**The request**: Omit all pictures and transcribe only the lines in the entries below that run from the line with "What React, TypeScript" through the line with "const plotBottom = 790;".

**The records**:

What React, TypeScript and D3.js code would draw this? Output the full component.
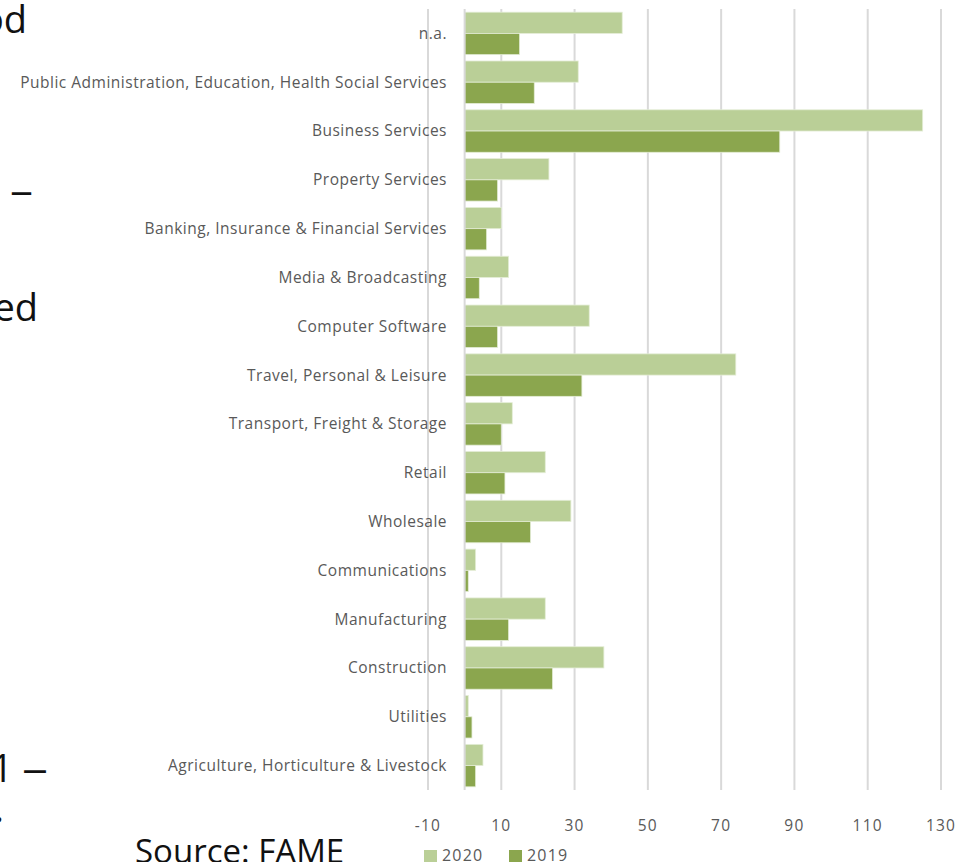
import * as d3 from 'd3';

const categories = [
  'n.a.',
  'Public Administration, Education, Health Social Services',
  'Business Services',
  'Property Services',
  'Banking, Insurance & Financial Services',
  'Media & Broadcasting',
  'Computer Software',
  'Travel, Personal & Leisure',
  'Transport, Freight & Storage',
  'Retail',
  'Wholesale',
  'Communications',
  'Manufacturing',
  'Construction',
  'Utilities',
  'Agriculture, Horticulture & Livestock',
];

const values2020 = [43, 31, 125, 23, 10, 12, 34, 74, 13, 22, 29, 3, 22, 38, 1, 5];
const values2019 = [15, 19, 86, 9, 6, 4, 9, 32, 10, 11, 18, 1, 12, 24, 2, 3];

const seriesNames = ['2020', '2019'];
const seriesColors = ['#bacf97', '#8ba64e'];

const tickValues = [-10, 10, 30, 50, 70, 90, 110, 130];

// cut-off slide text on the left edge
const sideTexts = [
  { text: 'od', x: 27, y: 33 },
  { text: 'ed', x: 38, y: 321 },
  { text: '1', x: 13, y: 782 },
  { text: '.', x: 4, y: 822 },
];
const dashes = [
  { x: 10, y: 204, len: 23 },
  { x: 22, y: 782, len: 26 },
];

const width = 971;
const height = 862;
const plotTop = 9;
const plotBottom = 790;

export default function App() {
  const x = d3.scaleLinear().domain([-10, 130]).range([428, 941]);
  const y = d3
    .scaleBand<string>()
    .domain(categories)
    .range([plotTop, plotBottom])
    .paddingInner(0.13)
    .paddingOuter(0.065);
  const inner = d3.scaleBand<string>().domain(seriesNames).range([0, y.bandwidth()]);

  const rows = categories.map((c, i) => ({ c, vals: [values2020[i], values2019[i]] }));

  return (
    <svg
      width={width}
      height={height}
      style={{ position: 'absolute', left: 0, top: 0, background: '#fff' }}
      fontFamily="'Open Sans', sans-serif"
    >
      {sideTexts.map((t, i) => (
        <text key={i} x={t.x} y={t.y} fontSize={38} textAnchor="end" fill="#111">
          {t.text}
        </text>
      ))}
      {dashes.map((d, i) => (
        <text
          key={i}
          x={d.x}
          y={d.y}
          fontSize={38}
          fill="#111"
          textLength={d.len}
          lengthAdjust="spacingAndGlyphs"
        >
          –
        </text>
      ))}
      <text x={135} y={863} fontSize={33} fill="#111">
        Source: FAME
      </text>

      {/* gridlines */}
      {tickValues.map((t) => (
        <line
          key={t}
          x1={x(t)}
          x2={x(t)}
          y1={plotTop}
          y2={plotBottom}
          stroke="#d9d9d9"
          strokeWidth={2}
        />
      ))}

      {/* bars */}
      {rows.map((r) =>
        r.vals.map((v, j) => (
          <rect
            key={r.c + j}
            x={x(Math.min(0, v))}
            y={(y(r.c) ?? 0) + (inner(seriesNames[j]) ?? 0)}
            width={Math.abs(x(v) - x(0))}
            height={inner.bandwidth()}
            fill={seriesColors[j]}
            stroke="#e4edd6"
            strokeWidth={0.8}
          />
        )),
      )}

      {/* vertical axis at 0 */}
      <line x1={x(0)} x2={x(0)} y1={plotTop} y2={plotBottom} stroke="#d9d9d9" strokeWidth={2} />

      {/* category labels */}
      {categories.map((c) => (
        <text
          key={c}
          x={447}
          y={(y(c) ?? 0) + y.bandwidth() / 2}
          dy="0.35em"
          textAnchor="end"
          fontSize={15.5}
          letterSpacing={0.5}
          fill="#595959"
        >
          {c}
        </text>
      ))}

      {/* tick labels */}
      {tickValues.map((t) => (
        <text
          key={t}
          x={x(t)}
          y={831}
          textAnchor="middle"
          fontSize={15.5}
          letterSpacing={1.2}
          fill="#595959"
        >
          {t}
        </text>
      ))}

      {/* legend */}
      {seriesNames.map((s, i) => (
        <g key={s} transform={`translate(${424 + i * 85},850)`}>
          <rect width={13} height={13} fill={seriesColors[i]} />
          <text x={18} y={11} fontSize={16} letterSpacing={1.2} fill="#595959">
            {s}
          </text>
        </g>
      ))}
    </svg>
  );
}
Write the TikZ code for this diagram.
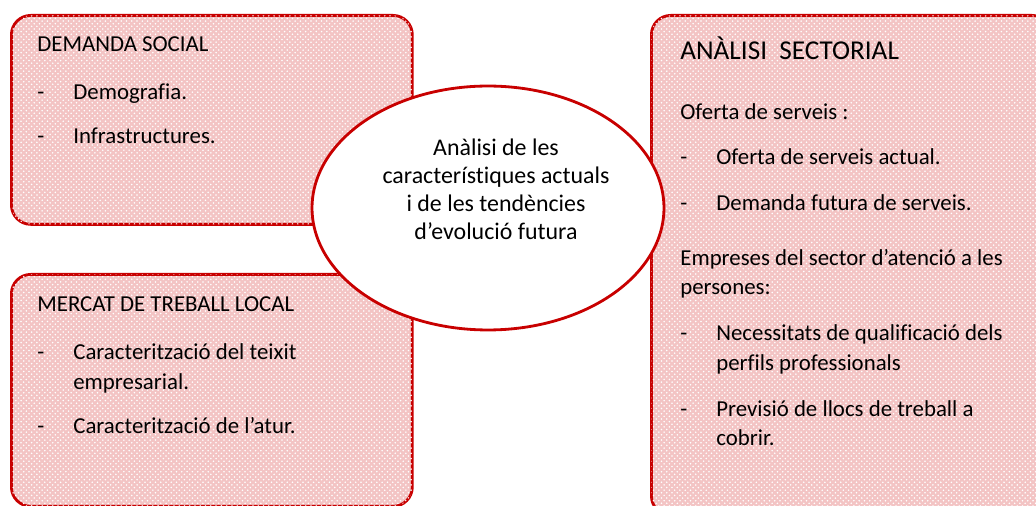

* * *

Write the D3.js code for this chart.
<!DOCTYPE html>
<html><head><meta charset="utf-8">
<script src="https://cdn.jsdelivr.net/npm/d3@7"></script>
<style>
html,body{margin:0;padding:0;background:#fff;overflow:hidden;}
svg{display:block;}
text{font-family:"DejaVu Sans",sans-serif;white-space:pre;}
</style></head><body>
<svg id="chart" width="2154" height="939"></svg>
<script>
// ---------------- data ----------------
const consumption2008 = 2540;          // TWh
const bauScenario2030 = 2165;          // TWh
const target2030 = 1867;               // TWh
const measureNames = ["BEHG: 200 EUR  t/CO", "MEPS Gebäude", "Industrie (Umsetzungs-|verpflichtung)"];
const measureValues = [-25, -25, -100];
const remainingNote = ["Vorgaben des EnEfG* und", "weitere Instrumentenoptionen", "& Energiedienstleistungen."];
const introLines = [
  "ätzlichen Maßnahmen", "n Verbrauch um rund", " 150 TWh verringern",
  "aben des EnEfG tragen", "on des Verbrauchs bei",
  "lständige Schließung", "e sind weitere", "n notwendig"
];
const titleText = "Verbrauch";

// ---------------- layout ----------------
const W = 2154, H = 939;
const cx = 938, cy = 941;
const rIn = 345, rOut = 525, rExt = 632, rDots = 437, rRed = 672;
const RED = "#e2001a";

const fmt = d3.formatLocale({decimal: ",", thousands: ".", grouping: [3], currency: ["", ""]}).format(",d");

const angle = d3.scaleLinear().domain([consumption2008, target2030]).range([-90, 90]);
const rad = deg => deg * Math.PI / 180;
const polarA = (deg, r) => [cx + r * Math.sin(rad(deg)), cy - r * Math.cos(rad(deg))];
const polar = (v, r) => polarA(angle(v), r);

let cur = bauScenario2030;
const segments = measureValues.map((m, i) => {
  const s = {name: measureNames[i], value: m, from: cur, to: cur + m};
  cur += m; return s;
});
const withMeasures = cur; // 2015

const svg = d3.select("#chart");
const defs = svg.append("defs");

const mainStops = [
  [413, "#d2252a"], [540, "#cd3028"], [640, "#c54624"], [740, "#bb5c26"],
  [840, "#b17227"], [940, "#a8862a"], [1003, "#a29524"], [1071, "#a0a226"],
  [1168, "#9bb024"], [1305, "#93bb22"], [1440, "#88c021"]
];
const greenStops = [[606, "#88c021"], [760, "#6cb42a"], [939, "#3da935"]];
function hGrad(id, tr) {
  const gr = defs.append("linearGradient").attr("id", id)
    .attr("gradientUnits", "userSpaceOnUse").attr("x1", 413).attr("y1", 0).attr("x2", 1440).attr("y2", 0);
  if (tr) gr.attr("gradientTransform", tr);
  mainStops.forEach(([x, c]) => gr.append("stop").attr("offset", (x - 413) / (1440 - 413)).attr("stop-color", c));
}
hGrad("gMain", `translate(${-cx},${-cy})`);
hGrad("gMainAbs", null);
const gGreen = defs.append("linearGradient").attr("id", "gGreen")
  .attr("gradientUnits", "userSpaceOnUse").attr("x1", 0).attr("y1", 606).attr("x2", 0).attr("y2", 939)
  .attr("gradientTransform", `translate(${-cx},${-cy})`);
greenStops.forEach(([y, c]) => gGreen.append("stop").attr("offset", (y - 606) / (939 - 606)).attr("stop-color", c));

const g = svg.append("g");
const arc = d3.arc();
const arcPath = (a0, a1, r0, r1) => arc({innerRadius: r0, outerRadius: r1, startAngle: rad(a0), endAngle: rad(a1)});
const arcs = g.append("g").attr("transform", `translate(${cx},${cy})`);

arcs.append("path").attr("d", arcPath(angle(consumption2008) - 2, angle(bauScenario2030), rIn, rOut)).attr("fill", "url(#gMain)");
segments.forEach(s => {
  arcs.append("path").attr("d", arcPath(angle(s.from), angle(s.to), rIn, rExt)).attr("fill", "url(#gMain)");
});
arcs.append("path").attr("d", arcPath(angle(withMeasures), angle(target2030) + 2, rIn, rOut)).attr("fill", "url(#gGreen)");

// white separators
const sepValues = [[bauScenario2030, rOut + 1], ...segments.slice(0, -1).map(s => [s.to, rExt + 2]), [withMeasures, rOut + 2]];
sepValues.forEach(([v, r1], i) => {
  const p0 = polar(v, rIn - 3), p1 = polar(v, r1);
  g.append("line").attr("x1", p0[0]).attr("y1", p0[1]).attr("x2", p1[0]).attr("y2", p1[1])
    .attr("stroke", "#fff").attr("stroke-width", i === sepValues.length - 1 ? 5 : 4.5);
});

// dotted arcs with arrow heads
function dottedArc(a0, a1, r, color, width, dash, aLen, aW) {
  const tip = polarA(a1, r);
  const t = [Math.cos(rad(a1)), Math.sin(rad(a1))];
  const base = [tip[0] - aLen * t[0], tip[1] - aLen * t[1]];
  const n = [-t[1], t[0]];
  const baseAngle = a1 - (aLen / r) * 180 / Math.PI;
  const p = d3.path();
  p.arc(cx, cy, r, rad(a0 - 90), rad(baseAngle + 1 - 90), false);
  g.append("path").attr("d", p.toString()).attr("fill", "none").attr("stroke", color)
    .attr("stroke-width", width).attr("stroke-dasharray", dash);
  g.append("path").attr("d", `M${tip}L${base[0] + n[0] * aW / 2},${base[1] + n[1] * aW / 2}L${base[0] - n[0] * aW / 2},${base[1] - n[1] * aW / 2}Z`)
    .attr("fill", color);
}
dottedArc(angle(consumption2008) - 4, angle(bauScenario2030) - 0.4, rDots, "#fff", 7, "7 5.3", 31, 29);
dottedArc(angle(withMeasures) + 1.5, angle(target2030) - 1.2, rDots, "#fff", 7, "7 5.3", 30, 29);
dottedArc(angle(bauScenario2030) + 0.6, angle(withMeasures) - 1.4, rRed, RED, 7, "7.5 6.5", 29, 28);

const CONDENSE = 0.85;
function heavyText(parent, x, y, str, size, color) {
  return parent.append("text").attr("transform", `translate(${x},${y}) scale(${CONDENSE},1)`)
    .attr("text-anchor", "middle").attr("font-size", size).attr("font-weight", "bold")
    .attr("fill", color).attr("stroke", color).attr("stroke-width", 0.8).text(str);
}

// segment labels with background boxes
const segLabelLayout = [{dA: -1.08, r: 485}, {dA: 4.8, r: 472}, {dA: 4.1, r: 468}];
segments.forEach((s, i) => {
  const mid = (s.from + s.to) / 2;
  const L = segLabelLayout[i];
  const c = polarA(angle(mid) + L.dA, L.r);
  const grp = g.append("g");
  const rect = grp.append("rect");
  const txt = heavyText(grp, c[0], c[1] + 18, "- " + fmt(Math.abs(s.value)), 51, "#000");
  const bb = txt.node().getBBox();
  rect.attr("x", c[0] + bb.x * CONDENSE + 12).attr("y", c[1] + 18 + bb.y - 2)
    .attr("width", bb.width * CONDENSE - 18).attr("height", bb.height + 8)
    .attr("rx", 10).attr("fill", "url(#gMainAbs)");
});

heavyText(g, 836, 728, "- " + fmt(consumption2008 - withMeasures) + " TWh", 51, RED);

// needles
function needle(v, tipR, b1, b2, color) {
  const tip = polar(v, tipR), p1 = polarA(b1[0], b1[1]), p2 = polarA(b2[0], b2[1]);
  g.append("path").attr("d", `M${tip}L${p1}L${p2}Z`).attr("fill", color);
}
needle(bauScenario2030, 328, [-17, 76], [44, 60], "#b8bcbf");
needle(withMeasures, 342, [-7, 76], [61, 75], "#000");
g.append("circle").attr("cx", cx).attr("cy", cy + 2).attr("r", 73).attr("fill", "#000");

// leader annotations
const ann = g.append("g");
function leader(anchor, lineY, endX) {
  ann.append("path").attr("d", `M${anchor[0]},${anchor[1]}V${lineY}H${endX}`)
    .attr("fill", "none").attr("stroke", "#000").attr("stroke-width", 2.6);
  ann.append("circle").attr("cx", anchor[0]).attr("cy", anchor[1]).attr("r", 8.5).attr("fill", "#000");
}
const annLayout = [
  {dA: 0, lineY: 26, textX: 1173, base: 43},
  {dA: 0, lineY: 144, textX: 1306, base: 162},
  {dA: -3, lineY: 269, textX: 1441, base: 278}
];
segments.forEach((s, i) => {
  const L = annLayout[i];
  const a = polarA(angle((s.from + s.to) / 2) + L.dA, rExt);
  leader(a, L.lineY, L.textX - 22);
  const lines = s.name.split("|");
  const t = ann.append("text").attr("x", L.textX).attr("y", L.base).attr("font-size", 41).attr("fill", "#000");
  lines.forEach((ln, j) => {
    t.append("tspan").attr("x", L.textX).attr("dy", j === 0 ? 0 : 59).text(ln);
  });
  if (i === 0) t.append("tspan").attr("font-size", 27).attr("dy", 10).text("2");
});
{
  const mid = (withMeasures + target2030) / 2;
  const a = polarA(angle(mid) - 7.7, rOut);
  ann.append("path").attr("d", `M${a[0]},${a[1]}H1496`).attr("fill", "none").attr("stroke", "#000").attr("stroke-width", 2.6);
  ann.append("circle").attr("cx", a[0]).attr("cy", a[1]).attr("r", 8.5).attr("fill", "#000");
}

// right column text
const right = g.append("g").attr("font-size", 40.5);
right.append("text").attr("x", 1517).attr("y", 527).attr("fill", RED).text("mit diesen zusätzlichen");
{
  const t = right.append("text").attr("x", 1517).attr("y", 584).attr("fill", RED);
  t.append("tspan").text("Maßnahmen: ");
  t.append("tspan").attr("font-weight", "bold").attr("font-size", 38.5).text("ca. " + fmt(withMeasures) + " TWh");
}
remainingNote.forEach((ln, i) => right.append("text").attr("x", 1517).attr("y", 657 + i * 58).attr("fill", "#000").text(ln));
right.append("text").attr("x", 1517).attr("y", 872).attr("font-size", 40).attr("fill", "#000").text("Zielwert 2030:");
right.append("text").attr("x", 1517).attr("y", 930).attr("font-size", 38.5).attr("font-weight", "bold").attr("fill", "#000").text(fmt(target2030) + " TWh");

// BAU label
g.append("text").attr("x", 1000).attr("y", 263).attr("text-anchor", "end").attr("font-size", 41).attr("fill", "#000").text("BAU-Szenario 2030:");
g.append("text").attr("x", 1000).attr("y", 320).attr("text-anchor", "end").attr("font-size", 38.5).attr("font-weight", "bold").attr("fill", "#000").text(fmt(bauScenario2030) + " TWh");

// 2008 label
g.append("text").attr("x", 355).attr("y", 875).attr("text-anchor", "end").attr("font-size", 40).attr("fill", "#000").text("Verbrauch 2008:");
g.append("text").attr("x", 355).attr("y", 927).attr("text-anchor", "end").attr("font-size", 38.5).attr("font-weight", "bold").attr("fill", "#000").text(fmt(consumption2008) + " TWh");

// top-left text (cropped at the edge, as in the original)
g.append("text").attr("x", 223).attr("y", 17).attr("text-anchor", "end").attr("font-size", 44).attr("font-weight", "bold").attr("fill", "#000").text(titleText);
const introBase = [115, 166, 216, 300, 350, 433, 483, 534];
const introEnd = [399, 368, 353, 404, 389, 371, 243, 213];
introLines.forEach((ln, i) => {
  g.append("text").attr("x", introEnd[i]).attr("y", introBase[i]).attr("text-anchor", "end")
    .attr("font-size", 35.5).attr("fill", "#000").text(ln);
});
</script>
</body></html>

**Written answer**:
What React, TypeScript and D3.js code would draw this? Output the full component.
import * as d3 from 'd3';

const categories = [
  'n.a.',
  'Public Administration, Education, Health Social Services',
  'Business Services',
  'Property Services',
  'Banking, Insurance & Financial Services',
  'Media & Broadcasting',
  'Computer Software',
  'Travel, Personal & Leisure',
  'Transport, Freight & Storage',
  'Retail',
  'Wholesale',
  'Communications',
  'Manufacturing',
  'Construction',
  'Utilities',
  'Agriculture, Horticulture & Livestock',
];

const values2020 = [43, 31, 125, 23, 10, 12, 34, 74, 13, 22, 29, 3, 22, 38, 1, 5];
const values2019 = [15, 19, 86, 9, 6, 4, 9, 32, 10, 11, 18, 1, 12, 24, 2, 3];

const seriesNames = ['2020', '2019'];
const seriesColors = ['#bacf97', '#8ba64e'];

const tickValues = [-10, 10, 30, 50, 70, 90, 110, 130];

// cut-off slide text on the left edge
const sideTexts = [
  { text: 'od', x: 27, y: 33 },
  { text: 'ed', x: 38, y: 321 },
  { text: '1', x: 13, y: 782 },
  { text: '.', x: 4, y: 822 },
];
const dashes = [
  { x: 10, y: 204, len: 23 },
  { x: 22, y: 782, len: 26 },
];

const width = 971;
const height = 862;
const plotTop = 9;
const plotBottom = 790;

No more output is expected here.